Fixed assets are those that aren't expected to be consumed or converted to cash within one year. They are categorized as tangible or intangible. Tangible assets include buildings, machinery and equipment and furniture. Intangibles include patents, trademarks and franchise costs. Some costs are clearly capital in nature, while others are open to interpretation.

Capitalized Costs

In any fixed asset built or acquired, direct costs of labor and material are clearly capital in nature. But, according to the Internal Revenue Service, or IRS, other, indirect costs must also be capitalized completely or partially. These are usually thought of as currently deductible and include items such as bidding costs, engineering and design, employee benefits, handling costs, indirect labor and material, insurance, interest, licenses, officers’ compensation, rent, quality control, taxes, utilities, repairs and maintenance and tools.

Cost Allocation

The IRS has set out rules for allocating indirect costs between capitalizing and deducting.

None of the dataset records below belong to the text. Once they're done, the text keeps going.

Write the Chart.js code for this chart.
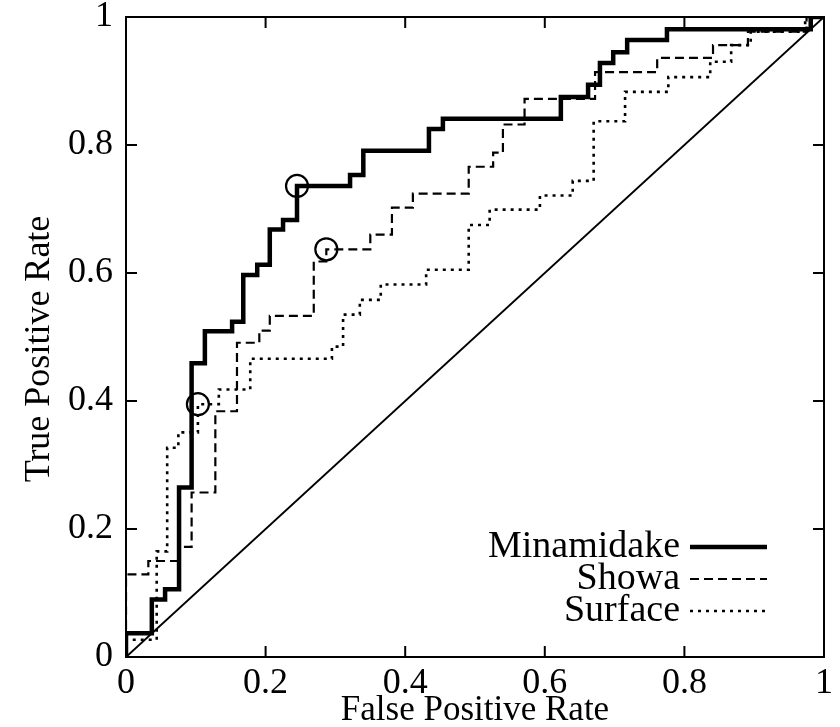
<!DOCTYPE html>
<html>
<head>
<meta charset="utf-8">
<script src="https://cdn.jsdelivr.net/npm/chart.js@4.4.1/dist/chart.umd.min.js"></script>
<style>
  body { margin: 0; background: #fff; }
  canvas { display: block; }
</style>
</head>
<body>
<canvas id="roc" width="840" height="727"></canvas>
<script>
// ROC step curves, each point = end of a horizontal run (x = FPR, y = TPR)
const minaFpr = [0, 0.037, 0.056, 0.076, 0.094, 0.113, 0.152, 0.168, 0.188, 0.206, 0.225, 0.245, 0.321, 0.340, 0.434, 0.454, 0.623, 0.662, 0.679, 0.698, 0.718, 0.775, 0.981, 1];
const minaTpr = [0, 0.037, 0.090, 0.106, 0.265, 0.459, 0.509, 0.524, 0.597, 0.613, 0.668, 0.683, 0.736, 0.753, 0.791, 0.825, 0.841, 0.875, 0.894, 0.928, 0.945, 0.964, 0.981, 1];

const showaFpr = [0, 0.032, 0.077, 0.094, 0.128, 0.159, 0.191, 0.206, 0.269, 0.287, 0.350, 0.381, 0.411, 0.491, 0.526, 0.540, 0.571, 0.672, 0.761, 0.841, 0.891, 0.975, 1];
const showaTpr = [0, 0.129, 0.150, 0.172, 0.257, 0.384, 0.491, 0.510, 0.533, 0.618, 0.637, 0.660, 0.702, 0.724, 0.766, 0.788, 0.832, 0.872, 0.914, 0.936, 0.956, 0.977, 1];

const surfFpr = [0, 0.044, 0.059, 0.075, 0.103, 0.133, 0.178, 0.295, 0.311, 0.335, 0.365, 0.430, 0.491, 0.521, 0.593, 0.640, 0.670, 0.715, 0.777, 0.837, 0.867, 0.895, 0.973, 1];
const surfTpr = [0, 0.027, 0.165, 0.327, 0.351, 0.395, 0.418, 0.466, 0.485, 0.535, 0.558, 0.582, 0.605, 0.675, 0.699, 0.721, 0.744, 0.837, 0.883, 0.906, 0.930, 0.956, 0.977, 1];

// marked operating points
const markFpr = [0.245, 0.287, 0.103];
const markTpr = [0.736, 0.637, 0.395];

const tickValues = [0, 0.2, 0.4, 0.6, 0.8, 1];
const tickLabels = ['0', '0.2', '0.4', '0.6', '0.8', '1'];
const seriesNames = ['Minamidake', 'Showa', 'Surface'];

const FONT = 'Liberation Serif, Times New Roman, serif';

function pts(xs, ys) {
  return xs.map((x, i) => ({ x: x, y: ys[i] }));
}

function setTicks(s) {
  s.ticks = tickValues.map(v => ({ value: v }));
}
function tickText(value) {
  const i = tickValues.findIndex(v => Math.abs(v - value) < 1e-9);
  return i >= 0 ? tickLabels[i] : '';
}

// box, inward ticks on all four sides, y title, legend with sample on the right
const framePlugin = {
  id: 'frame',
  afterDatasetsDraw(chart) {
    const ctx = chart.ctx;
    const a = chart.chartArea;
    const xs = chart.scales.x, ys = chart.scales.y;
    const len = 11;
    ctx.save();
    ctx.strokeStyle = '#000';
    ctx.lineWidth = 2;
    ctx.strokeRect(a.left, a.top, a.right - a.left, a.bottom - a.top);
    ctx.beginPath();
    tickValues.forEach(v => {
      const px = xs.getPixelForValue(v);
      ctx.moveTo(px, a.bottom); ctx.lineTo(px, a.bottom - len);
      ctx.moveTo(px, a.top); ctx.lineTo(px, a.top + len);
      const py = ys.getPixelForValue(v);
      ctx.moveTo(a.left, py); ctx.lineTo(a.left + len, py);
      ctx.moveTo(a.right, py); ctx.lineTo(a.right - len, py);
    });
    ctx.stroke();

    // y axis title (gnuplot puts it a bit below the centre)
    ctx.save();
    ctx.translate(40, (a.top + a.bottom) / 2 + 12);
    ctx.rotate(-Math.PI / 2);
    ctx.font = '36px ' + FONT;
    ctx.fillStyle = '#000';
    ctx.textAlign = 'center';
    ctx.textBaseline = 'middle';
    ctx.fillText('True Positive Rate', 0, 0);
    ctx.restore();

    // key
    ctx.font = '38px ' + FONT;
    ctx.fillStyle = '#000';
    ctx.textAlign = 'right';
    ctx.textBaseline = 'middle';
    const textRight = a.right - 144;
    const lineL = a.right - 134, lineR = a.right - 57;
    seriesNames.forEach((name, i) => {
      const ds = chart.data.datasets[i];
      const y = a.bottom - 110 + i * 32;
      ctx.fillText(name, textRight, y);
      ctx.beginPath();
      ctx.lineWidth = ds.borderWidth;
      ctx.setLineDash(ds.borderDash || []);
      ctx.moveTo(lineL, y);
      ctx.lineTo(lineR, y);
      ctx.stroke();
    });
    ctx.restore();
  }
};

new Chart(document.getElementById('roc'), {
  type: 'scatter',
  data: {
    datasets: [
      { label: seriesNames[0], data: pts(minaFpr, minaTpr), showLine: true, stepped: 'after',
        borderColor: '#000', borderWidth: 4.5, pointRadius: 0, fill: false },
      { label: seriesNames[1], data: pts(showaFpr, showaTpr), showLine: true, stepped: 'after',
        borderColor: '#000', borderWidth: 2.2, borderDash: [9, 5], pointRadius: 0, fill: false },
      { label: seriesNames[2], data: pts(surfFpr, surfTpr), showLine: true, stepped: 'after',
        borderColor: '#000', borderWidth: 2.6, borderDash: [3, 5], pointRadius: 0, fill: false },
      { label: 'chance', data: pts([0, 1], [0, 1]), showLine: true,
        borderColor: '#000', borderWidth: 2, pointRadius: 0, fill: false },
      { label: 'marks', data: pts(markFpr, markTpr), showLine: false,
        pointRadius: 11, pointStyle: 'circle', pointBackgroundColor: 'rgba(0,0,0,0)',
        pointBorderColor: '#000', pointBorderWidth: 2.2 }
    ]
  },
  options: {
    responsive: false,
    animation: false,
    layout: { padding: { left: 0, right: 16, top: 17, bottom: 0 } },
    plugins: {
      legend: { display: false },
      tooltip: { enabled: false }
    },
    scales: {
      x: {
        type: 'linear', min: 0, max: 1,
        afterBuildTicks: setTicks,
        afterFit: s => { s.height = 70; s.paddingLeft = 0; s.paddingRight = 0; },
        grid: { display: false, drawTicks: false },
        border: { display: false },
        ticks: { color: '#000', font: { family: FONT, size: 36 }, padding: 5, maxRotation: 0,
                 callback: tickText },
        title: { display: true, text: 'False Positive Rate', color: '#000',
                 font: { family: FONT, size: 35, lineHeight: 1 }, padding: { top: 0, bottom: -1 } }
      },
      y: {
        type: 'linear', min: 0, max: 1,
        afterBuildTicks: setTicks,
        afterFit: s => { s.width = 126; s.paddingTop = 0; s.paddingBottom = 0; },
        grid: { display: false, drawTicks: false },
        border: { display: false },
        ticks: { color: '#000', font: { family: FONT, size: 36 }, padding: 13,
                 callback: tickText },
        title: { display: false }
      }
    }
  },
  plugins: [framePlugin]
});
</script>
</body>
</html>
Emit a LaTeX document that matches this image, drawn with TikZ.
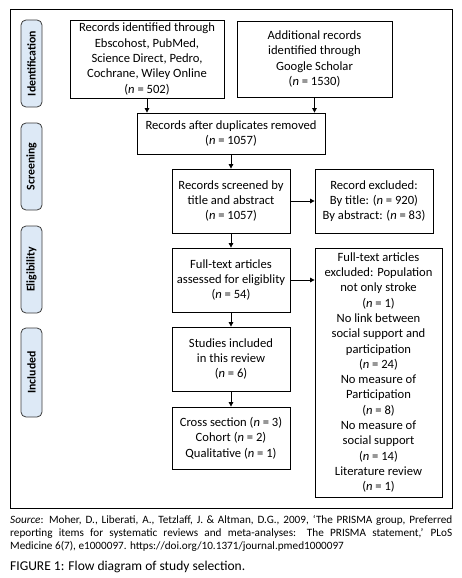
\documentclass[tikz,border=0pt]{standalone}
\usepackage{fontspec}
\setmainfont{Carlito}
\usetikzlibrary{arrows.meta}
\definecolor{lblfill}{RGB}{221,233,246}
\definecolor{lbldraw}{RGB}{60,60,60}
\begin{document}
\begin{tikzpicture}[x=1pt,y=-1pt,
  flowbox/.style={draw=black,line width=0.8pt,align=center,inner sep=1pt,
    font=\fontsize{12.6}{15.3}\selectfont},
  phase/.style={draw=lbldraw,fill=lblfill,line width=0.8pt,rounded corners=5pt,
    rotate=90,minimum height=21pt,inner sep=0pt,font=\fontsize{11.8}{12}\selectfont\bfseries},
  flowarrow/.style={line width=0.8pt,-{Triangle[length=4.5pt,width=4.5pt]}}]
\useasboundingbox (0,0) rectangle (462,578);
\draw[line width=0.8pt] (10,9) rectangle (452,508);
% phase labels
\node[phase,minimum width=87pt] (lid) at (31.5,63.5) {Identification};
\node[phase,minimum width=87pt] (lsc) at (31.5,166.5) {Screening};
\node[phase,minimum width=87pt] (lel) at (31.5,269.5) {Eligibility};
\node[phase,minimum width=89pt] (lin) at (31.5,372.5) {Included};
% boxes
\node[flowbox,minimum width=154pt,minimum height=78pt] (b1) at (147,59)
  {Records identified through\\Ebscohost, PubMed,\\Science Direct, Pedro,\\Cochrane, Wiley Online\\(\textit{n} = 502)};
\node[flowbox,minimum width=155pt,minimum height=76pt] (b2) at (314.5,59)
  {Additional records\\identified through\\Google Scholar\\(\textit{n} = 1530)};
\node[flowbox,minimum width=188pt,minimum height=41pt] (b3) at (231,133.5)
  {Records after duplicates removed\\(\textit{n} = 1057)};
\node[flowbox,minimum width=118pt,minimum height=64pt] (b4) at (231,201)
  {Records screened by\\title and abstract\\(\textit{n} = 1057)};
\node[flowbox,minimum width=118pt,minimum height=64pt] (b5) at (374,201)
  {Record excluded:\\By title: (\textit{n} = 920)\\By abstract: (\textit{n} = 83)};
\node[flowbox,minimum width=118pt,minimum height=64pt] (b6) at (231,280)
  {Full-text articles\\assessed for eligiblity\\(\textit{n} = 54)};
\node[flowbox,minimum width=127pt,minimum height=249pt] (b7) at (378.5,372.5)
  {Full-text articles\\excluded: Population\\not only stroke\\(\textit{n} = 1)\\No link between\\social support and\\participation\\(\textit{n} = 24)\\No measure of\\Participation\\(\textit{n} = 8)\\No measure of\\social support\\(\textit{n} = 14)\\Literature review\\(\textit{n} = 1)};
\node[flowbox,minimum width=118pt,minimum height=64pt] (b8) at (231,359)
  {Studies included\\in this review\\(\textit{n} = 6)};
\node[flowbox,minimum width=118pt,minimum height=62pt] (b9) at (231,438)
  {Cross section (\textit{n} = 3)\\Cohort (\textit{n} = 2)\\Qualitative (\textit{n} = 1)};
% arrows
\draw[flowarrow] (b1.south) -- (b1.south |- b3.north);
\draw[flowarrow] (b2.south) -- (b2.south |- b3.north);
\draw[flowarrow] (b3.south) -- (b4.north);
\draw[flowarrow] (b4.east) -- (b5.west);
\draw[flowarrow] (b4.south) -- (b6.north);
\draw[flowarrow] (b6.east) -- (b6.east -| b7.west);
\draw[flowarrow] (b6.south) -- (b8.north);
\draw[flowarrow] (b8.south) -- (b9.north);
% caption
\node[anchor=north west,inner sep=0pt,text width=442pt,align=justify,
  font=\fontsize{11.2}{13}\selectfont] (src) at (10,515.5)
  {\textit{Source}: Moher, D., Liberati, A., Tetzlaff, J. \& Altman, D.G., 2009, ‘The PRISMA group, Preferred\linebreak
  reporting items for systematic reviews and meta-analyses: The PRISMA statement,’ PLoS\linebreak
  Medicine 6(7), e1000097. https://doi.org/10.1371/journal.pmed1000097};
\node[anchor=base west,inner sep=0pt,font=\fontsize{13.5}{15}\selectfont] (fig) at (10,570.5)
  {FIGURE 1: Flow diagram of study selection.};
\end{tikzpicture}
\end{document}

True to its fashion, there are four prescribed methods, plus “any other reasonable method.” For example, if an officer spent 10 percent of his time on the acquisition of a building, 10 percent of his salary would be added to the cost of the building and depreciated over its useful life. Since many indirect expenses are not this simple, one of the methods prescribed by the IRS should be followed.


The capitalization rules apply to all fixed assets and inventory (items held for resale). The rules are far from unambiguous and are open to much interpretation. The IRS is focusing their audit guidelines on these, so businesses would be well advised to establish clear and consistent methods of allocating indirect expenses between capitalizing and deducting currently.